Livret A : la décision de la Commission européenne suscite des inquiétudes

La décision de la Commission européenne de contraindre la France à banaliser la distribution des Livrets A et Bleu pourrait fragiliser le financement du logement social, estiment plusieurs acteurs du secteur.

On attendait la décision. Mais pas aussi vite après l'élection présidentielle. La décision de Bruxelles de demander à Paris d'étendre à toutes les banques, dans un délai de neuf mois, la distribution du Livret A et du Livret Bleu a suscité de nombreuses réactions d'inquiétude aujourd'hui. En jeu : le financement du logement social, qui en serait fragilisé. C'est du moins l'avis de l'Union Sociale pour l'Habitat (USH) qui fédère les organismes HLM.
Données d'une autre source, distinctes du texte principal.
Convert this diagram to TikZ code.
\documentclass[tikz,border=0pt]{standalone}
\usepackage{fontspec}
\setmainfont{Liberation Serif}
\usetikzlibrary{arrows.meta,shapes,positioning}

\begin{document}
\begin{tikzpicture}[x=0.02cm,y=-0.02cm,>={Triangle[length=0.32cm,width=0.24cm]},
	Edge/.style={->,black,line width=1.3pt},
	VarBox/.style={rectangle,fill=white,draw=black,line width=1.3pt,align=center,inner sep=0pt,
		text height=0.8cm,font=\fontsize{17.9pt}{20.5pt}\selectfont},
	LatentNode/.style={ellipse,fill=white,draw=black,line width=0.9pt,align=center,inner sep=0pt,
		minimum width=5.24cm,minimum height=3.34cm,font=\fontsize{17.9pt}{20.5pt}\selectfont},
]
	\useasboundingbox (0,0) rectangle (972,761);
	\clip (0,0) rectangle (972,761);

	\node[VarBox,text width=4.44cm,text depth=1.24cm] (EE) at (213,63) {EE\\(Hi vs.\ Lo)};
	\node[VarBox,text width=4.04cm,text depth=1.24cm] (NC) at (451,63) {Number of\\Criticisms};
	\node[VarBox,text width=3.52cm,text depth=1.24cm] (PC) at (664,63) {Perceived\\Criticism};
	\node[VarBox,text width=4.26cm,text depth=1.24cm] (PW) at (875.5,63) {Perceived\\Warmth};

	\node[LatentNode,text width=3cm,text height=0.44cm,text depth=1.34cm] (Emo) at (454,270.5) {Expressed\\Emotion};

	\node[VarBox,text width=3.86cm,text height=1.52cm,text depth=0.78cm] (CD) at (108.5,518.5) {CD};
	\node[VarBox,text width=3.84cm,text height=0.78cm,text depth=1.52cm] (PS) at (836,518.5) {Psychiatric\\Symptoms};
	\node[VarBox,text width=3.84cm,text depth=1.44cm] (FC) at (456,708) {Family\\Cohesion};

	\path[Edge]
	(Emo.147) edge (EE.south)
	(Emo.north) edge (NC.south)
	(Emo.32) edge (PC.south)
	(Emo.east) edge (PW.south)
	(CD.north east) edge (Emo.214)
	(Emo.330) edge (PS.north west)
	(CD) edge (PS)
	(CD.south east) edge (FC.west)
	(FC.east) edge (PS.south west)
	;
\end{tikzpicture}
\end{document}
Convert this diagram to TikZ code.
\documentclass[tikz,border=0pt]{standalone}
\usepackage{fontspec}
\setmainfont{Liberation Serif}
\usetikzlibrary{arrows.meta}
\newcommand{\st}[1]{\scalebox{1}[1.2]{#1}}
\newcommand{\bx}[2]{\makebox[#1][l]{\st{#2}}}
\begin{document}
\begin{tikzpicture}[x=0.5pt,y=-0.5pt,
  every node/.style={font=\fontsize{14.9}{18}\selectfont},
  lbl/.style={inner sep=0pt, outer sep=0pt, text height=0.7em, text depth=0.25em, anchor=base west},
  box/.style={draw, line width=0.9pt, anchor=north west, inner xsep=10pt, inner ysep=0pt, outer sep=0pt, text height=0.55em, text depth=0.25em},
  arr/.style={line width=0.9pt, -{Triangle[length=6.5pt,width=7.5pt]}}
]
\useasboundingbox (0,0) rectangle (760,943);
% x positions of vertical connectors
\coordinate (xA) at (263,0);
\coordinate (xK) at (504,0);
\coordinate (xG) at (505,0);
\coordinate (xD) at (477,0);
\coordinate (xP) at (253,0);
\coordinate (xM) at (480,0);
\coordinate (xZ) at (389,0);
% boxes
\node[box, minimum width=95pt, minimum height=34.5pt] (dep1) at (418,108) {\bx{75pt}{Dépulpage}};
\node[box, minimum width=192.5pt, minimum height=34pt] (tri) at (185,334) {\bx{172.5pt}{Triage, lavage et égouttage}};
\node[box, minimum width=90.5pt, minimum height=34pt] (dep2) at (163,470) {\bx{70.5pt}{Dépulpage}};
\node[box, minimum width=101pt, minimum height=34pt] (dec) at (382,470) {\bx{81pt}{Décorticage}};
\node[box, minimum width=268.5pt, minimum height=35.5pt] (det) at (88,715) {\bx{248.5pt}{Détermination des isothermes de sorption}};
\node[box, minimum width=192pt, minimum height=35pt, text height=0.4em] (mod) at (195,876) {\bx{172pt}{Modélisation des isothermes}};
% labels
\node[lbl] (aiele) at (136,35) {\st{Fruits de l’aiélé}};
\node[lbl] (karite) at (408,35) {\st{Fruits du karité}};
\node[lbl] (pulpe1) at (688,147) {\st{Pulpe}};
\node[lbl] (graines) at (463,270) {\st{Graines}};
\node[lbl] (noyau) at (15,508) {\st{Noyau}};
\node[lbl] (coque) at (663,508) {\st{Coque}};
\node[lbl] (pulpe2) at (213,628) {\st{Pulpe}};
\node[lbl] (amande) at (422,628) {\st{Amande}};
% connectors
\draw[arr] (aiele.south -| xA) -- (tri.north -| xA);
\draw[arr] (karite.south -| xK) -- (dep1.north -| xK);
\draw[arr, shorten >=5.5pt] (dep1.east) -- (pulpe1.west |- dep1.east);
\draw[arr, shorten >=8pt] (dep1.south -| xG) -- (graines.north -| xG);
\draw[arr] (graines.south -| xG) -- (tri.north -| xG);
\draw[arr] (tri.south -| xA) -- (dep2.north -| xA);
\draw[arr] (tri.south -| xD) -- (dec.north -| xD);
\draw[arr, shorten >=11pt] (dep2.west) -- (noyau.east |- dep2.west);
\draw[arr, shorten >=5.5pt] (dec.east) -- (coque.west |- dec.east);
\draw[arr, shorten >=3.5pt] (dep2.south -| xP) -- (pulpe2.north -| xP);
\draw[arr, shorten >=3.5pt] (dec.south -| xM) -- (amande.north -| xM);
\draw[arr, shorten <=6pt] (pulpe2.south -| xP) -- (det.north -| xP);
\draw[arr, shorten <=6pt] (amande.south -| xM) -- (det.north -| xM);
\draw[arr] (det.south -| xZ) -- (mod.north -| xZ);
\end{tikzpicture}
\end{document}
Selon l'USH, la décision de Bruxelles "fait courir un risque à la production de logements pour les ménages modestes", et ce en pleine crise du logement. Le financement du logement social est assis sur la transformation de dépôts à vue (l'épargne collectée sur le Livret A) en prêts à très long terme à taux avantageux et assortis de garanties. Pour l'USH, les banques vont tenter d'attirer la clientèle aisée, pourvue des plus gros Livrets A, dans l'idée de réorienter cette épargne vers des placements plus rémunérateurs pour elles.

Dans le même temps, certains craignent que les distributeurs "historiques" du Livret A que sont la Caisse d'Epargne et la Banque Postale, délaissent la clientèle la plus modeste, qui se sert du Livret A comme d'un compte courant : cette utilisation est particulièrement coûteuse pour les distributeurs. Tout ceci conduirait à un assèchement de la collecte des fonds vers le Livret A.

L'USH redoute par ailleurs que les banques ne réclament à terme de pouvoir lancer elles-mêmes des prêts afin de financer le logement social. C'est ce qu'elles ont fait par le passé avec le Codevi. Une telle initiative remettrait en cause la centralisation du système de financement du logement social, qui, selon l'USH, a fait preuve de son efficacité. Aujourd'hui, les sommes collectées sont toutes transférées à la Caisse des Dépôts, afin que celle-ci puisse octroyer des prêts.

L'USH n'est toutefois pas trop inquiète : elle espère que le prochain gouvernement renverra le dossier devant la Cour de Justice des Communautés européennes. Ce qui aura au moins le mérite d'offrir un délai supplémentaire de deux ou trois ans, avant une hypothétique "banalisation".

Dénonçant elle aussi la décision de Bruxelles, "lourde de conséquences", la Confédération Nationale du Logement (CNL), première organisation de locataires du parc social, a rappelé que "la loi sur le Droit au logement opposable prévoit une forte augmentation de la construction de logements sociaux dans les cinq prochaines années". Dans ce contexte, estime la CNL, une telle décision est donc malvenue.

Pour mémoire, les sommes affectées aux Livrets A totalisaient fin mars 115,9 milliards d'euros, tandis que l'encours des prêts consentis par la Caisse des Dépôts pour le logement et la rénovation urbaine s'élevait à 84,8 milliards d'euros.